A new brainteaser involving 12 toothpicks is baffling the internet.
The puzzle appeared on question and answers website Quora and challenges fans to turn a four-square pattern into three squares. Sounds easy? It’s not.
If you had an unlimited amount of moves to figure it out, it’d be easy enough. But the main problem is that the puzzle has to be solved in just three moves, making the solution infuriatingly hard to complete.
Trying to figure it out without already knowing the answer seems pretty impossible – and we tried it out ourselves with matchsticks (the result is the same – we didn’t have toothpicks).

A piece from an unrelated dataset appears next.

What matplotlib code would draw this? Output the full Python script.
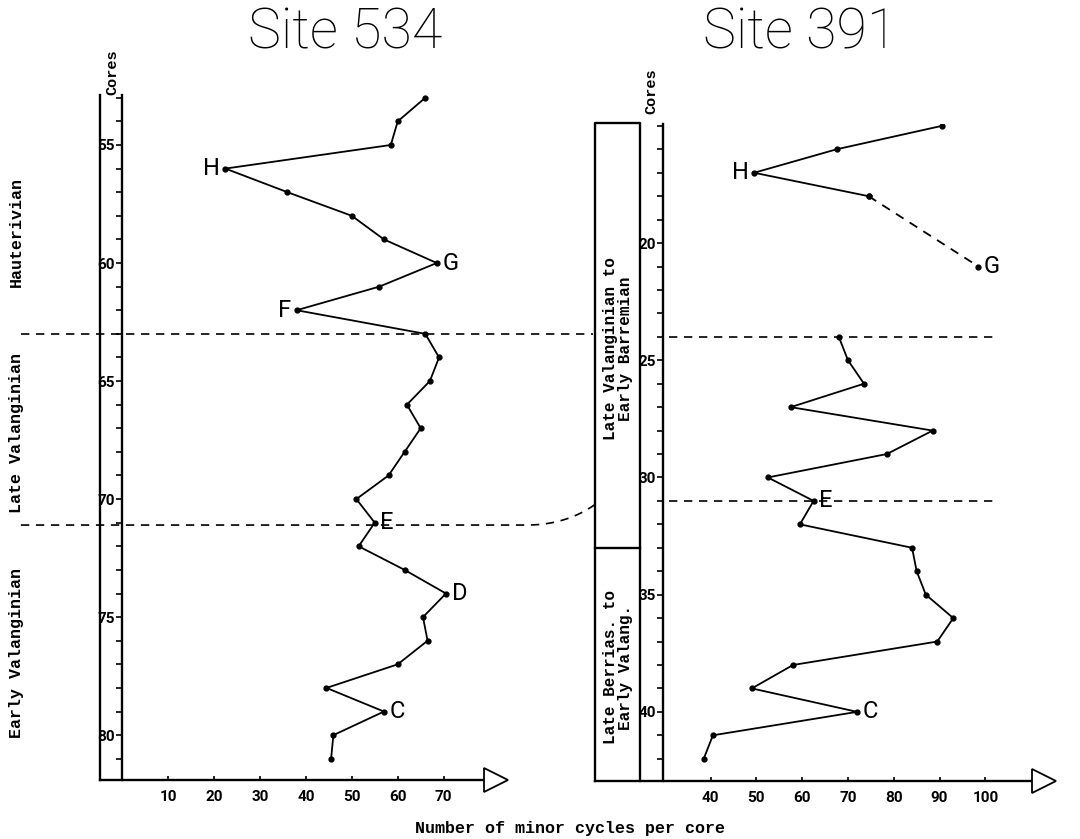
import numpy as np
import matplotlib
matplotlib.use("Agg")
import matplotlib.pyplot as plt

# ==============================================================
# Data
# ==============================================================
cores_534 = [53, 54, 55, 56, 57, 58, 59, 60, 61, 62, 63, 64, 65, 66, 67,
             68, 69, 70, 71, 72, 73, 74, 75, 76, 77, 78, 79, 80, 81]
cycles_534 = [66, 60, 58.5, 22.5, 36, 50, 57, 68.5, 56, 38, 66, 69, 67, 62, 65,
              61.5, 58, 51, 55, 51.5, 61.5, 70.5, 65.5, 66.5, 60, 44.5, 57, 46, 45.5]
labels_534 = {56: ("H", "left"), 60: ("G", "right"), 62: ("F", "left"),
              71: ("E", "right"), 74: ("D", "right"), 79: ("C", "right")}

# site 391: upper run, gap (dashed), lower run
cores_391_top = [15, 16, 17, 18]
cycles_391_top = [90.5, 67.5, 49.5, 74.5]
cores_391_gap = [18, 21]
cycles_391_gap = [74.5, 98.5]
cores_391_low = [24, 25, 26, 27, 28, 29, 30, 31, 32, 33, 34, 35, 36, 37, 38,
                 39, 40, 41, 42]
cycles_391_low = [68, 70, 73.5, 57.5, 88.5, 78.5, 52.5, 62.5, 59.5, 84, 85, 87,
                  93, 89.5, 58, 49, 72, 40.5, 38.5]
labels_391 = {17: ("H", "left"), 21: ("G", "right"), 31: ("E", "right"),
              40: ("C", "right")}

xticks_534 = [10, 20, 30, 40, 50, 60, 70]
xticks_391 = [40, 50, 60, 70, 80, 90, 100]
ylabels_534 = [55, 60, 65, 70, 75, 80]
ylabels_391 = [20, 25, 30, 35, 40]

stages_534 = ["Hauterivian", "Late Valanginian", "Early Valanginian"]
stage_mid_534 = [58.7, 67.2, 76.5]
stages_391 = ["Late Valanginian to\nEarly Barremian", "Late Berrias. to\nEarly Valang."]
stage_mid_391 = [24.5, 38.1]

# ==============================================================
# Styles
# ==============================================================
LW = 1.3
MONO = ["Liberation Mono", "DejaVu Sans Mono"]
NARROW = ["Roboto", "DejaVu Sans"]
THIN = ["Roboto", "DejaVu Sans"]
DASH = (0, (5, 4))

fig = plt.figure(figsize=(10.8, 8.39), dpi=100)
ax1 = fig.add_axes([122 / 1080, 1 - 780 / 839, 386 / 1080, (780 - 95.4) / 839])
ax2 = fig.add_axes([663 / 1080, 1 - 781 / 839, 391 / 1080, (781 - 124) / 839])
ax1.set_xlim(0, 84)
ax1.set_ylim(81.9, 52.9)
ax2.set_xlim(29.6, 115)
ax2.set_ylim(42.95, 14.92)


def style_axis(ax, xticks, ylabels, ymin, ymax):
    for s in ["top", "right", "bottom"]:
        ax.spines[s].set_visible(False)
    ax.spines["left"].set_linewidth(LW * 1.3)
    ax.set_xticks(xticks)
    ax.set_xticklabels([str(t) for t in xticks], family=NARROW,
                       fontweight="bold", fontsize=11)
    ax.tick_params(axis="x", direction="in", length=3, width=1.2, pad=7)
    ax.set_yticks(ylabels)
    ax.set_yticklabels([str(c) for c in ylabels], family=NARROW,
                       fontweight="bold", fontsize=11)
    ax.set_yticks(list(range(ymin, ymax + 1)), minor=True)
    ax.tick_params(axis="y", which="both", direction="out", length=4,
                   width=1.2, pad=1)


style_axis(ax1, xticks_534, ylabels_534, 53, 81)
style_axis(ax2, xticks_391, ylabels_391, 15, 42)

# ==============================================================
# Site 534
# ==============================================================
ax1.plot(cycles_534, cores_534, color="black", lw=LW, marker="o", ms=3.5)
for c, (lab, side) in labels_534.items():
    v = cycles_534[cores_534.index(c)]
    off = -4 if side == "left" else 4
    ax1.annotate(lab, (v, c), xytext=(off, 0), textcoords="offset points",
                 ha="right" if side == "left" else "left", va="center",
                 fontsize=17, family=THIN)

# frame: outer line, base line, arrow
ax1.plot([-4.8, -4.8], [52.9, 81.9], color="black", lw=LW * 1.3, clip_on=False)
ax1.plot([-4.8, 79.2], [81.9, 81.9], color="black", lw=LW * 1.3, clip_on=False)
ax1.plot([81.3], [81.9], marker=">", ms=17, mfc="white", mec="black",
         mew=1.3, clip_on=False)

# stage boundaries
ax1.plot([-22, 102.5], [63, 63], color="black", lw=1.2, ls=DASH, clip_on=False)
t = np.linspace(0, 1, 20)
bx = (1 - t) ** 2 * 88 + 2 * (1 - t) * t * 97 + t ** 2 * 103.5
by = (1 - t) ** 2 * 71.1 + 2 * (1 - t) * t * 71.1 + t ** 2 * 70.15
ax1.plot(np.r_[-22, bx], np.r_[71.1, by], color="black", lw=1.2, ls=DASH,
         clip_on=False)

for name, mid in zip(stages_534, stage_mid_534):
    ax1.text(-23, mid, name, rotation=90, ha="center", va="center",
             family=MONO, fontsize=12, fontweight="bold")
ax1.text(-2.0, 51.9, "Cores", rotation=90, ha="center", va="center",
         family=MONO, fontsize=11, fontweight="bold")

# ==============================================================
# Site 391
# ==============================================================
ax2.plot(cycles_391_top, cores_391_top, color="black", lw=LW, marker="o", ms=3.5)
ax2.plot(cycles_391_gap, cores_391_gap, color="black", lw=LW, ls=DASH,
         marker="o", ms=3.5)
ax2.plot(cycles_391_low, cores_391_low, color="black", lw=LW, marker="o", ms=3.5)
all_c = cores_391_top + cores_391_gap + cores_391_low
all_v = cycles_391_top + cycles_391_gap + cycles_391_low
for c, (lab, side) in labels_391.items():
    v = all_v[all_c.index(c)]
    off = -4 if side == "left" else 4
    ax2.annotate(lab, (v, c), xytext=(off, 0), textcoords="offset points",
                 ha="right" if side == "left" else "left", va="center",
                 fontsize=17, family=THIN)

# stage box
bl, br, btop, bdiv, bbot = 14.75, 24.6, 14.87, 33.0, 42.95
ax2.plot([bl, bl, br, br], [bbot, btop, btop, bbot], color="black",
         lw=LW * 1.3, clip_on=False)
ax2.plot([bl, br], [bdiv, bdiv], color="black", lw=LW * 1.3, clip_on=False)
ax2.plot([bl, 110.4], [bbot, bbot], color="black", lw=LW * 1.3, clip_on=False)
ax2.plot([112.8], [bbot], marker=">", ms=17, mfc="white", mec="black",
         mew=1.3, clip_on=False)
for name, mid in zip(stages_391, stage_mid_391):
    ax2.text((bl + br) / 2, mid, name, rotation=90, ha="center", va="center",
             multialignment="center", family=MONO, fontsize=11.5,
             fontweight="bold", linespacing=1.0)
ax2.text(27.0, 13.5, "Cores", rotation=90, ha="center", va="center",
         family=MONO, fontsize=11, fontweight="bold")

ax2.plot([31, 103], [24, 24], color="black", lw=1.2, ls=DASH, clip_on=False)
ax2.plot([31, 103], [31, 31], color="black", lw=1.2, ls=DASH, clip_on=False)

# ==============================================================
# Titles and common label
# ==============================================================
fig.text(345 / 1080, 1 - 33 / 839, "Site 534", ha="center", va="center",
         fontsize=40, family=THIN, fontweight="light")
fig.text(800 / 1080, 1 - 33 / 839, "Site 391", ha="center", va="center",
         fontsize=40, family=THIN, fontweight="light")
fig.text(570 / 1080, 1 - 829 / 839, "Number of minor cycles per core",
         ha="center", va="center", family=MONO, fontsize=12, fontweight="bold")

fig.savefig("out.png", dpi=100)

People on Quora have apparently been trying to figure it out for hours, the Daily Mail reports. Which is no surprise considering the amount of time people usually waste on these puzzles.
But like most brainteasers, the answer is infuriatingly easy.
Here are the rules: one move means moving one toothpick (or matchstick) in any manner; a perfect square is one in which all four corners are closed (aka toothpicks are touching); you cannot break or modify a toothpick; you cannot put two toothpicks right next to each other and count that as one side; you must use exactly three moves; all three squares must be of the same size; every toothpick must be part of a square.
Try it out – it may take you longer than you think.
The solution? Prepare to be frustrated by the simplicity.
Start by moving a toothpick (or matchstick, like we used) from the top left over to the middle right. Like the above photo.
Then, take a stick from the top left again, this time placing it on the far right hand side, like below.
The last move is taking the middle bottom pick and moving it over to the right.
Simpler than most people would have thought – and it stumped pretty much everyone on Quora.
But there are always a few brainiacs lurking online who can solve puzzles like these in a heartbeat, and the Quora thread revealed plenty of them.
Max Loh wrote:
I was looking at the problem thinking: “this is going to be hard” because the rules of the game already precluded solutions by witty insights which means if people still have trouble it must be actually hard.
Ten seconds of thinking later I solved it in my head; it was literally the first solution I attempted, and I’m left scratching my head at how it’s supposed to be hard.
Prateek R. Srivastava concurred, also gloated about his faster-than-average brain, saying: “It took me some 30 seconds!”
Not all of us are as smart as Max and Prateek, though, so don’t feel too bad if you didn’t get it straight away.